Information shown
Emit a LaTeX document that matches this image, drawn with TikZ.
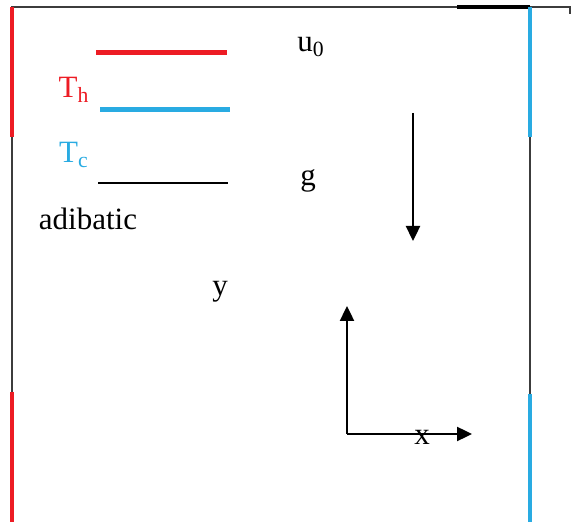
\documentclass[tikz,border=0pt]{standalone}
\usepackage{fontspec}
\setmainfont{Liberation Serif}
\usepackage{tikz}
\usetikzlibrary{arrows.meta, positioning}
\definecolor{hotred}{RGB}{237, 28, 36}
\definecolor{coldblue}{RGB}{41, 171, 226}
\definecolor{wallgray}{RGB}{60, 60, 60}

\begin{document}
\begin{tikzpicture}[x=0.5pt, y=-0.5pt, >={Triangle[length=7.5pt, width=7pt]},
  lbl/.style={font=\fontsize{15.5}{18}\selectfont, inner sep=0pt}]

  \useasboundingbox (0,0) rectangle (572,522);

  % --- enclosure ---
  \draw[wallgray, line width=0.7pt] (12,522) -- (12,7) -- (570,7) -- (570,14);
  \draw[wallgray, line width=0.7pt] (530,7) -- (530,522);
  \draw[black, line width=1.6pt] (457,7) -- (530,7);

  % --- heated / cooled wall parts ---
  \draw[hotred, line width=2pt] (12,7) -- (12,137);
  \draw[hotred, line width=2pt] (12,392) -- (12,522);
  \draw[coldblue, line width=2pt] (530,7) -- (530,137);
  \draw[coldblue, line width=2pt] (530,394) -- (530,522);

  % --- legend ---
  \draw[hotred, line width=2.5pt] (96,53) -- (227,53);
  \node[lbl, text=hotred] (hot) at (74,90) {T\textsubscript{h}};
  \draw[coldblue, line width=2.5pt] (100,110) -- (230,110);
  \node[lbl, text=coldblue] (cold) at (74,155) {T\textsubscript{c}};
  \draw[black, line width=0.7pt] (98,183) -- (228,183);
  \node[lbl] (adiab) at (88,219) {adibatic};

  % --- lid velocity and gravity ---
  \node[lbl] (lid) at (311,47) {u\textsubscript{0}};
  \node[lbl] (grav) at (308,181) {g};
  \coordinate (gtop) at (413,113);
  \coordinate (gbot) at (413,241);
  \draw[->, line width=1.2pt] (gtop) -- (gbot);

  % --- axes ---
  \node[lbl] (ylab) at (220,292) {y};
  \coordinate (orig) at (347,434);
  \coordinate (yend) at (347,306);
  \coordinate (xend) at (472,434);
  \draw[->, line width=1.2pt] (orig) -- (yend);
  \draw[->, line width=1.2pt] (orig) -- (xend);
  \node[lbl] (xlab) at (422,437) {x};

\end{tikzpicture}
\end{document}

Written exercise
The material above holds pictures; copy everything else in it exactly.

Exercise result
Emit a LaTeX document that matches this image, drawn with TikZ.
\documentclass[tikz,border=0pt]{standalone}
\usepackage{fontspec}
\setmainfont{Liberation Serif}
\usepackage{tikz}
\usetikzlibrary{arrows.meta, positioning}
\definecolor{hotred}{RGB}{237, 28, 36}
\definecolor{coldblue}{RGB}{41, 171, 226}
\definecolor{wallgray}{RGB}{60, 60, 60}

\begin{document}
\begin{tikzpicture}[x=0.5pt, y=-0.5pt, >={Triangle[length=7.5pt, width=7pt]},
  lbl/.style={font=\fontsize{15.5}{18}\selectfont, inner sep=0pt}]

  \useasboundingbox (0,0) rectangle (572,522);

  % --- enclosure ---
  \draw[wallgray, line width=0.7pt] (12,522) -- (12,7) -- (570,7) -- (570,14);
  \draw[wallgray, line width=0.7pt] (530,7) -- (530,522);
  \draw[black, line width=1.6pt] (457,7) -- (530,7);

  % --- heated / cooled wall parts ---
  \draw[hotred, line width=2pt] (12,7) -- (12,137);
  \draw[hotred, line width=2pt] (12,392) -- (12,522);
  \draw[coldblue, line width=2pt] (530,7) -- (530,137);
  \draw[coldblue, line width=2pt] (530,394) -- (530,522);

  % --- legend ---
  \draw[hotred, line width=2.5pt] (96,53) -- (227,53);
  \node[lbl, text=hotred] (hot) at (74,90) {T\textsubscript{h}};
  \draw[coldblue, line width=2.5pt] (100,110) -- (230,110);
  \node[lbl, text=coldblue] (cold) at (74,155) {T\textsubscript{c}};
  \draw[black, line width=0.7pt] (98,183) -- (228,183);
  \node[lbl] (adiab) at (88,219) {adibatic};

  % --- lid velocity and gravity ---
  \node[lbl] (lid) at (311,47) {u\textsubscript{0}};
  \node[lbl] (grav) at (308,181) {g};
  \coordinate (gtop) at (413,113);
  \coordinate (gbot) at (413,241);
  \draw[->, line width=1.2pt] (gtop) -- (gbot);

  % --- axes ---
  \node[lbl] (ylab) at (220,292) {y};
  \coordinate (orig) at (347,434);
  \coordinate (yend) at (347,306);
  \coordinate (xend) at (472,434);
  \draw[->, line width=1.2pt] (orig) -- (yend);
  \draw[->, line width=1.2pt] (orig) -- (xend);
  \node[lbl] (xlab) at (422,437) {x};

\end{tikzpicture}
\end{document}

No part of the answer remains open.